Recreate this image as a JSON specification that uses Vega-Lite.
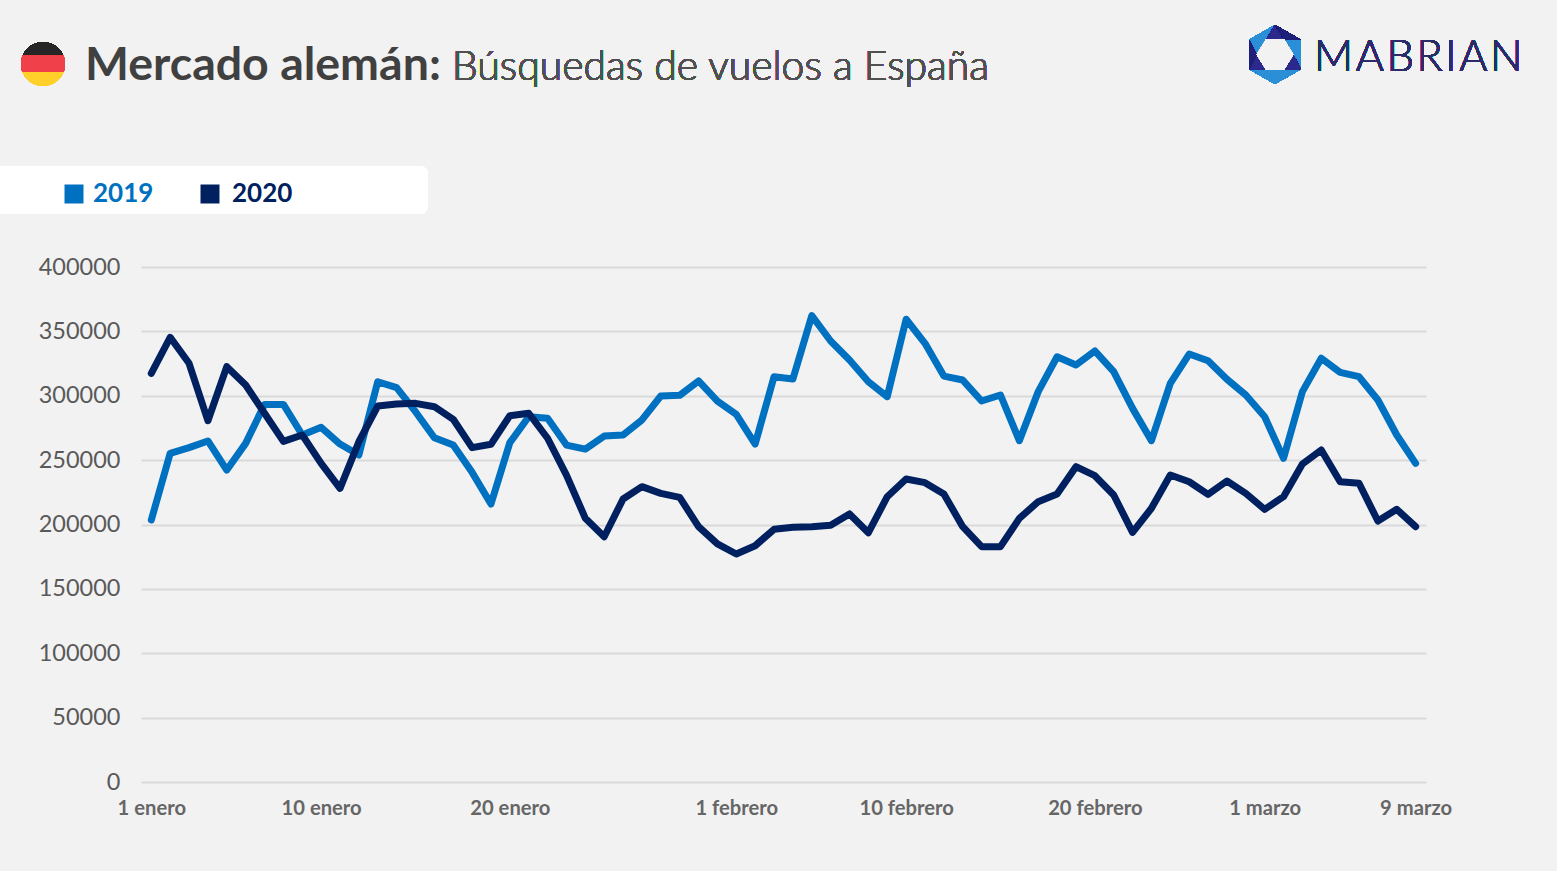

········

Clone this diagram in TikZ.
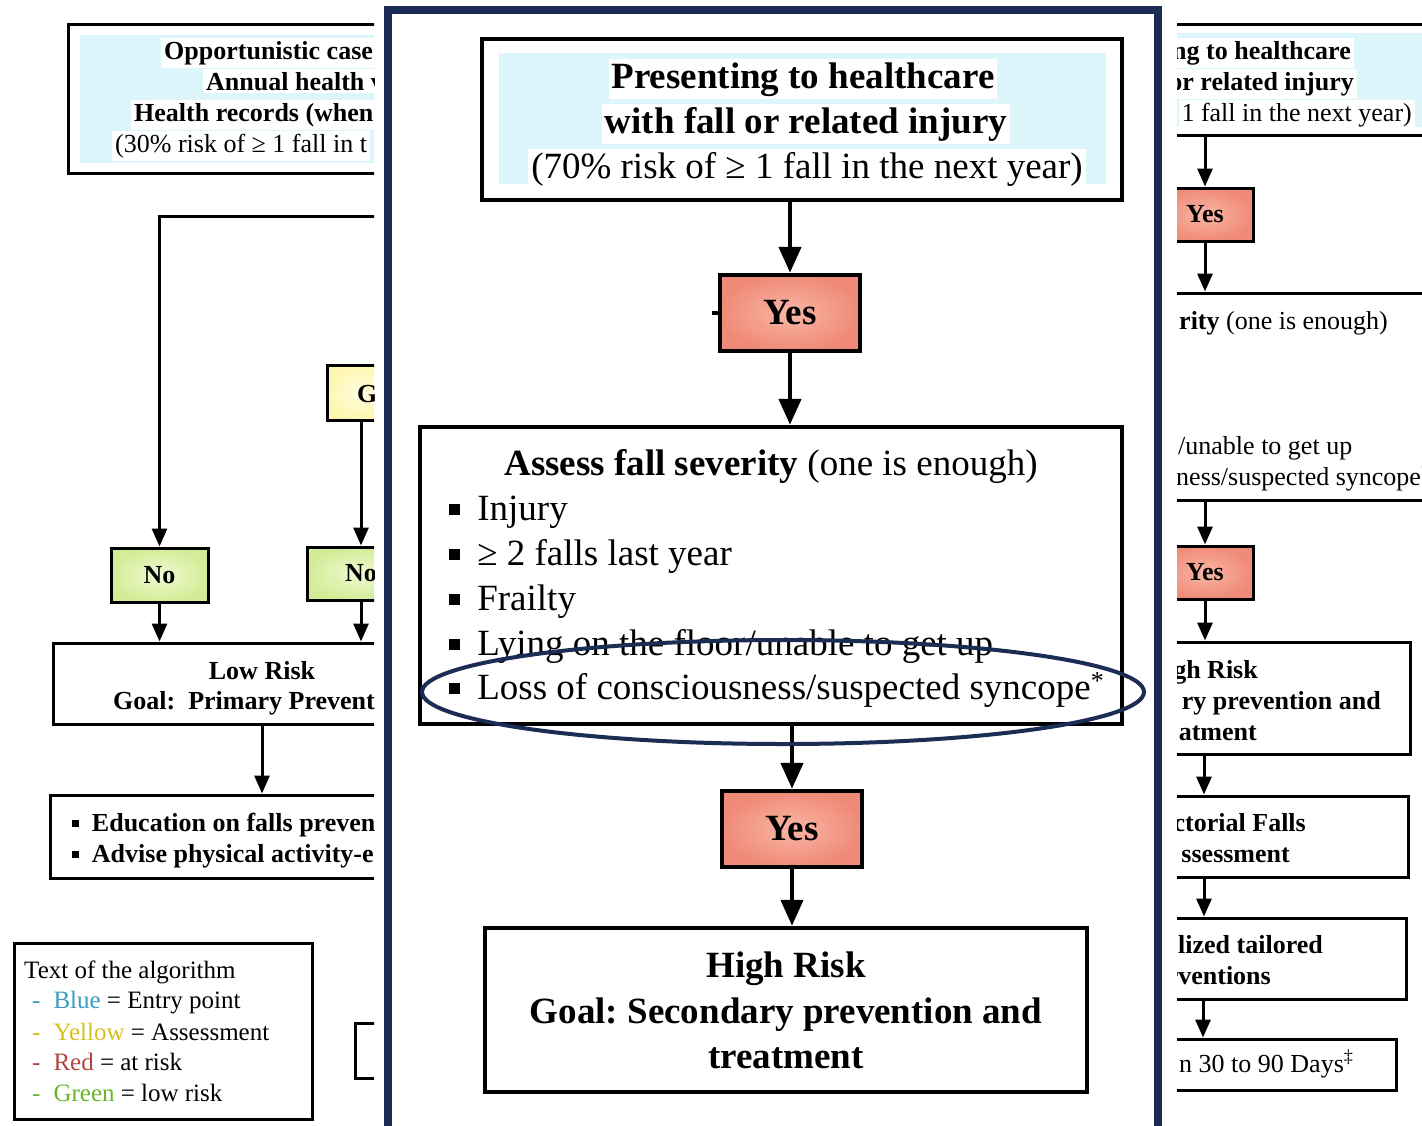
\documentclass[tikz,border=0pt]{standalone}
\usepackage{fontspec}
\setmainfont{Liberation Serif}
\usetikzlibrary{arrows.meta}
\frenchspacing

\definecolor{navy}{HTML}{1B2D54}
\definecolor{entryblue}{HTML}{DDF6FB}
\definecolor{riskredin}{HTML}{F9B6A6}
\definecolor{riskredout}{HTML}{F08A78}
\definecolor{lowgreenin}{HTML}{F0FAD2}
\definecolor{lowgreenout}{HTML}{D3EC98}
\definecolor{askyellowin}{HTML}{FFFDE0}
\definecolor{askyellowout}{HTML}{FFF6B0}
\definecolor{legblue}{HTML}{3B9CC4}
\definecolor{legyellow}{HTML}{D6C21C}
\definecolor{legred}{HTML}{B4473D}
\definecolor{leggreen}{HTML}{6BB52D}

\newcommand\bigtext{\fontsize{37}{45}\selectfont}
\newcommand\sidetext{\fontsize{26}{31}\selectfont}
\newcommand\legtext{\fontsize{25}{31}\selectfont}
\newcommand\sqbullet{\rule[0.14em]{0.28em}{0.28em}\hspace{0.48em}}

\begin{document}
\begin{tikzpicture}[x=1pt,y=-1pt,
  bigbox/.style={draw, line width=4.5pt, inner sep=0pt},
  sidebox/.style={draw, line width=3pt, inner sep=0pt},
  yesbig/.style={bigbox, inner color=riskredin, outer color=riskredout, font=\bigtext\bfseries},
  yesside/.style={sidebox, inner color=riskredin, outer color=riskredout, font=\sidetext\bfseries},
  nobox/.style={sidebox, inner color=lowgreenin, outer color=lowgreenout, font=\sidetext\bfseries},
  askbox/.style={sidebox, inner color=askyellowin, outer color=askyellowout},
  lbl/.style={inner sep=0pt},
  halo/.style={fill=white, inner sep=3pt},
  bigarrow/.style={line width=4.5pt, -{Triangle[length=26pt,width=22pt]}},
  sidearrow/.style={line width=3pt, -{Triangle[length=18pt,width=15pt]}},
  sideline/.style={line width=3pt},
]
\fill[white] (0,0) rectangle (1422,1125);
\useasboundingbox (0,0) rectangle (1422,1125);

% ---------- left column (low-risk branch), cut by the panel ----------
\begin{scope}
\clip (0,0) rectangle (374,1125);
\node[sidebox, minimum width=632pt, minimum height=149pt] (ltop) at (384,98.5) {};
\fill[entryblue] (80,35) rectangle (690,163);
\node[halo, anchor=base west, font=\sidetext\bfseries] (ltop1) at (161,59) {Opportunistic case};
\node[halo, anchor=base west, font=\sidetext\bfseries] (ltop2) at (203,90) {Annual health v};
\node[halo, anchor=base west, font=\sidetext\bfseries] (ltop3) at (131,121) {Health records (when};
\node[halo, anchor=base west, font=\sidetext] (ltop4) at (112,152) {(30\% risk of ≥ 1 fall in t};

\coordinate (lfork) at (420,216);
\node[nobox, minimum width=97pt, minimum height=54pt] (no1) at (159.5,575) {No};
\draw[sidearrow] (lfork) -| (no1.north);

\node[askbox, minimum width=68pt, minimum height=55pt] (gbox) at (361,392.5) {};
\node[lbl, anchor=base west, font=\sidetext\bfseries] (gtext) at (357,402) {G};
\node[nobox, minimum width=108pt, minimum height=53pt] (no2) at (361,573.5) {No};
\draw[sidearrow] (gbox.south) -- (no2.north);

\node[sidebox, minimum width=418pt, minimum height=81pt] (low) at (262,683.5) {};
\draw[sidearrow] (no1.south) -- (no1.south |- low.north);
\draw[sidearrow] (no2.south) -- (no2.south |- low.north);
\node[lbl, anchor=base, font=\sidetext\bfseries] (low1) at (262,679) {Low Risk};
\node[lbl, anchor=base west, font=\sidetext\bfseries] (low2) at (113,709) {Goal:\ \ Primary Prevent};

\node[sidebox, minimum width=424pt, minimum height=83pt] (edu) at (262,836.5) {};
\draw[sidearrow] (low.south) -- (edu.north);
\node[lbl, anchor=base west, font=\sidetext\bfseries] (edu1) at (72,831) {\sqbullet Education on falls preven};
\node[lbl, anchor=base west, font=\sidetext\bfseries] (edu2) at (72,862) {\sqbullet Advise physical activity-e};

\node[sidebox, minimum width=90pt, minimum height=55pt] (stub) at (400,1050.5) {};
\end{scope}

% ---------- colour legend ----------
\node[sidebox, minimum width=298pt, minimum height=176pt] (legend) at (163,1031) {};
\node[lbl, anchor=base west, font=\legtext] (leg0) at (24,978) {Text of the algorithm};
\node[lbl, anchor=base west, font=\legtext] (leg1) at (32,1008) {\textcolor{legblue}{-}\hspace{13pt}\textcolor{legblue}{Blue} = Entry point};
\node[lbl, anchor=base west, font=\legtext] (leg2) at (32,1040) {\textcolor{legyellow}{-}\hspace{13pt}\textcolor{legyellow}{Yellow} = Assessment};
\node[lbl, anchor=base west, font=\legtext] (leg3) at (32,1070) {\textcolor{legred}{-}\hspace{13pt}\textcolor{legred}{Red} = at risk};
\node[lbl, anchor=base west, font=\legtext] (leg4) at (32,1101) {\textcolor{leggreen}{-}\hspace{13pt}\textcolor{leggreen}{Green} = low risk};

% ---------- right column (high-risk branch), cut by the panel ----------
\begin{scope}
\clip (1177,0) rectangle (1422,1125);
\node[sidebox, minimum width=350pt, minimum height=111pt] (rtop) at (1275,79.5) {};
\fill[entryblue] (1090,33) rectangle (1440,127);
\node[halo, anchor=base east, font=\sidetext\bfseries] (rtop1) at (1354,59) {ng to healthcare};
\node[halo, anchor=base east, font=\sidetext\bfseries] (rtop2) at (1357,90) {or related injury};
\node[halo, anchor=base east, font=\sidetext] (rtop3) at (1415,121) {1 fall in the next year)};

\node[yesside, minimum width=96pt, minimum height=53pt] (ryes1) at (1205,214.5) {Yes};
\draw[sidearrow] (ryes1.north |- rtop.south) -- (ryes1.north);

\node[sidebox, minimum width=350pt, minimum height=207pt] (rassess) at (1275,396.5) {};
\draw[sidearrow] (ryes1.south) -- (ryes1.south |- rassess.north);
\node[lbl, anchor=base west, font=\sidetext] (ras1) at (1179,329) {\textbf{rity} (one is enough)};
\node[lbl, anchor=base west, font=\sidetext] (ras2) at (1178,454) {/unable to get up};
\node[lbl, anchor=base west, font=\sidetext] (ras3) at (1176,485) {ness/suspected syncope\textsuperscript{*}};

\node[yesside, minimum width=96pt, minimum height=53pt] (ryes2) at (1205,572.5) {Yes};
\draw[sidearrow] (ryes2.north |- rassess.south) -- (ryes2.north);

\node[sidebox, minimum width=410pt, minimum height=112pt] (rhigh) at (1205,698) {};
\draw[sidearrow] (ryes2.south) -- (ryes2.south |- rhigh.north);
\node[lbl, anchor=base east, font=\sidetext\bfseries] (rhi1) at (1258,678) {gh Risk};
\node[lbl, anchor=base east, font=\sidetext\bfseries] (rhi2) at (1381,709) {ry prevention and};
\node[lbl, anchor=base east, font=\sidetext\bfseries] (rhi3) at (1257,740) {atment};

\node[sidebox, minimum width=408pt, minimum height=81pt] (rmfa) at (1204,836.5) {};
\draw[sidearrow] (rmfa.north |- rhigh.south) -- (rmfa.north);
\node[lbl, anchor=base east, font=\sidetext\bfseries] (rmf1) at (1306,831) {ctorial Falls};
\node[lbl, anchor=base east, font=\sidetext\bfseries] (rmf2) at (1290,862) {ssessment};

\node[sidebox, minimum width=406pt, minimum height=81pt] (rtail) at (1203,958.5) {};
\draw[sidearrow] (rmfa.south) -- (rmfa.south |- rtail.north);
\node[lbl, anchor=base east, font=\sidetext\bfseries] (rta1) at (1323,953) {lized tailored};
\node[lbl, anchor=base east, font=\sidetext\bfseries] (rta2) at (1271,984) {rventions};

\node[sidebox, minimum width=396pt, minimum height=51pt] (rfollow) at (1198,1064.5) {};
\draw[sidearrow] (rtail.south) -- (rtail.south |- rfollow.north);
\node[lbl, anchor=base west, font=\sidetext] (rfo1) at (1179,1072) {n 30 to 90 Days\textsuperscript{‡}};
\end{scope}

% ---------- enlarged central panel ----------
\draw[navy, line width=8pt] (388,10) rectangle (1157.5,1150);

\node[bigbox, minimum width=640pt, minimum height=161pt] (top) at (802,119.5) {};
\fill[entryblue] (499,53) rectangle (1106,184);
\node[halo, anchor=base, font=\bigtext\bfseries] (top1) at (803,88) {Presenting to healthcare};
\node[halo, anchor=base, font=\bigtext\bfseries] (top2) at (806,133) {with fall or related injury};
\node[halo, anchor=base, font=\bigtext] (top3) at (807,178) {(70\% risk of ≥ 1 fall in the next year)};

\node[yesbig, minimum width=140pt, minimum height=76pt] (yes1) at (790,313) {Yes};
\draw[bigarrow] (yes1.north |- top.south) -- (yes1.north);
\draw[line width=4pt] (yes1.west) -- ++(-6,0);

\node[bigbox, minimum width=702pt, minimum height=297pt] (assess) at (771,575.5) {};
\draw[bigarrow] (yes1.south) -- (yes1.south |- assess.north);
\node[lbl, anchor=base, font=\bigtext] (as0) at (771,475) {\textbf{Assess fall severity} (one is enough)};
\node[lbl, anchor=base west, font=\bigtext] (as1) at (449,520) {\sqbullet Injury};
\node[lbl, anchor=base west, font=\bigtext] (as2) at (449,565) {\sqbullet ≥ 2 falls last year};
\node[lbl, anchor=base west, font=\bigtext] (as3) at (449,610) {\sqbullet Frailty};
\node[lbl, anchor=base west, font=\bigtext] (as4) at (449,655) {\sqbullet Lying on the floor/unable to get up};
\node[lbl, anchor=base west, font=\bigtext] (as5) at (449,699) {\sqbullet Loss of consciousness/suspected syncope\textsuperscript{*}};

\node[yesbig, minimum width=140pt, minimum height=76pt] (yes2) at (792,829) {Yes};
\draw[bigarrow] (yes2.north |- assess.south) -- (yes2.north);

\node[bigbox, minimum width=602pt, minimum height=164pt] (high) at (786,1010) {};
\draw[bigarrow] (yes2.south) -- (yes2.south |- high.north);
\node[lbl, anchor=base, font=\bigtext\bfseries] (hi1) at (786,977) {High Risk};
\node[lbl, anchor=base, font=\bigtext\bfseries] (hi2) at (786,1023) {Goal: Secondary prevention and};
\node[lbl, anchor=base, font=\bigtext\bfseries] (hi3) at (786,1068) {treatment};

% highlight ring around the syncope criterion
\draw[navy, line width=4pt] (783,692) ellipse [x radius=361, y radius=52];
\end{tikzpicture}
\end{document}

········

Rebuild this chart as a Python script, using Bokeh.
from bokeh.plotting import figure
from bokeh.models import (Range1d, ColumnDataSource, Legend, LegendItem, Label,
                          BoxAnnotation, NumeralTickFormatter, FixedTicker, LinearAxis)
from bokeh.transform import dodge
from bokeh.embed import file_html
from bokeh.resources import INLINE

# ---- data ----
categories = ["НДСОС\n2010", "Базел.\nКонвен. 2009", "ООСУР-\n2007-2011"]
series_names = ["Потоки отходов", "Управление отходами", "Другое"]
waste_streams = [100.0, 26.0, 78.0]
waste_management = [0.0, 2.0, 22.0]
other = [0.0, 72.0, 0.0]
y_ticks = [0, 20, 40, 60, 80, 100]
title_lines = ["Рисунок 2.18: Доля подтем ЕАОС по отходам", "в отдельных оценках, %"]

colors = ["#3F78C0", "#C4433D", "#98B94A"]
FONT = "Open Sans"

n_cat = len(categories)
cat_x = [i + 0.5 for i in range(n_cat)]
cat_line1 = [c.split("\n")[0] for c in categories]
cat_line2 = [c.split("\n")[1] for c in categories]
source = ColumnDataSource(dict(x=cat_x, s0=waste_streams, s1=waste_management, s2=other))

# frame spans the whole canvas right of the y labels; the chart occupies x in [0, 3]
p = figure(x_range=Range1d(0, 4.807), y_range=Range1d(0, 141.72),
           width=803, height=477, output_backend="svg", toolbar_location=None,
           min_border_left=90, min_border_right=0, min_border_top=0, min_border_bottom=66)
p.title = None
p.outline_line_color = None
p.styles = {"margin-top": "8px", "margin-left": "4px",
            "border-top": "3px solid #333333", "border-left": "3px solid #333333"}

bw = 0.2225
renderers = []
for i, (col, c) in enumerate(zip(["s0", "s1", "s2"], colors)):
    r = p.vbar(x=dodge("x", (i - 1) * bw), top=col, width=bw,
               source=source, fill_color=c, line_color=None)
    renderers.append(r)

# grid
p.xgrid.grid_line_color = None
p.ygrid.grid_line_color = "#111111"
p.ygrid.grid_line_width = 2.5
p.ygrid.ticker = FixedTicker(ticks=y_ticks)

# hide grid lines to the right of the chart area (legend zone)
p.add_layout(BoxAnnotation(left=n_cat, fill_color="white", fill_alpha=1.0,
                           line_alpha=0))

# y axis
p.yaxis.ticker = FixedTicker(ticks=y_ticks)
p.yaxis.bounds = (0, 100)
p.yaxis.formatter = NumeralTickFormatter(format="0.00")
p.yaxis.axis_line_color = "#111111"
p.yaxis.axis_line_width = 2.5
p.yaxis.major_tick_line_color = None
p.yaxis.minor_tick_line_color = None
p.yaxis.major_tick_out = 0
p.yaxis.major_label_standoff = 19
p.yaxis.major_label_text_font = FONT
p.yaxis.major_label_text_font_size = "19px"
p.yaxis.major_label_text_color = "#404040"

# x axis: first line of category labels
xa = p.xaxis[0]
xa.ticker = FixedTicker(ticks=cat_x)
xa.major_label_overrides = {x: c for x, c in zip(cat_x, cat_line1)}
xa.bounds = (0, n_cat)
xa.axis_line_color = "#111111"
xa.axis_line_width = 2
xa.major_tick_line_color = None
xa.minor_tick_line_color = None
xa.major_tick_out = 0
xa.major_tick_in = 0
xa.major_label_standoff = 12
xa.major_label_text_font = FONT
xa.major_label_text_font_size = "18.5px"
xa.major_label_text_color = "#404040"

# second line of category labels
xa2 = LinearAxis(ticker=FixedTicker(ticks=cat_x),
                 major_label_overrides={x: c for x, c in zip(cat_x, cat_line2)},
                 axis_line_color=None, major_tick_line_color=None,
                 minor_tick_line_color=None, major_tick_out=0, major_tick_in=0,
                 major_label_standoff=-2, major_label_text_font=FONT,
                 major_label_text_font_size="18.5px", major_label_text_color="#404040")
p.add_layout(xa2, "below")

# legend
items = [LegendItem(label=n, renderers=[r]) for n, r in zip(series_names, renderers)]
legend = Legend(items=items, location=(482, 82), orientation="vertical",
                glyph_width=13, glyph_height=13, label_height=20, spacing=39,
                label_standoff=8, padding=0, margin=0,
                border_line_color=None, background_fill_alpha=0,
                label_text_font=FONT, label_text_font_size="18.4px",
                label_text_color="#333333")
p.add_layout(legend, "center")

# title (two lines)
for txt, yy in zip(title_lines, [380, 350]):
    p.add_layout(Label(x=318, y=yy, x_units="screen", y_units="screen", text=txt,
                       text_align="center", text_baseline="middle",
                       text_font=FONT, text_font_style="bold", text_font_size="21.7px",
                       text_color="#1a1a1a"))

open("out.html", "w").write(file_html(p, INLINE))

········

■ Description of the task ■
Return the lines of the records that include the string "chart".

■ Correct answer ■
Rebuild this chart as a Python script, using Bokeh.
# frame spans the whole canvas right of the y labels; the chart occupies x in [0, 3]
# hide grid lines to the right of the chart area (legend zone)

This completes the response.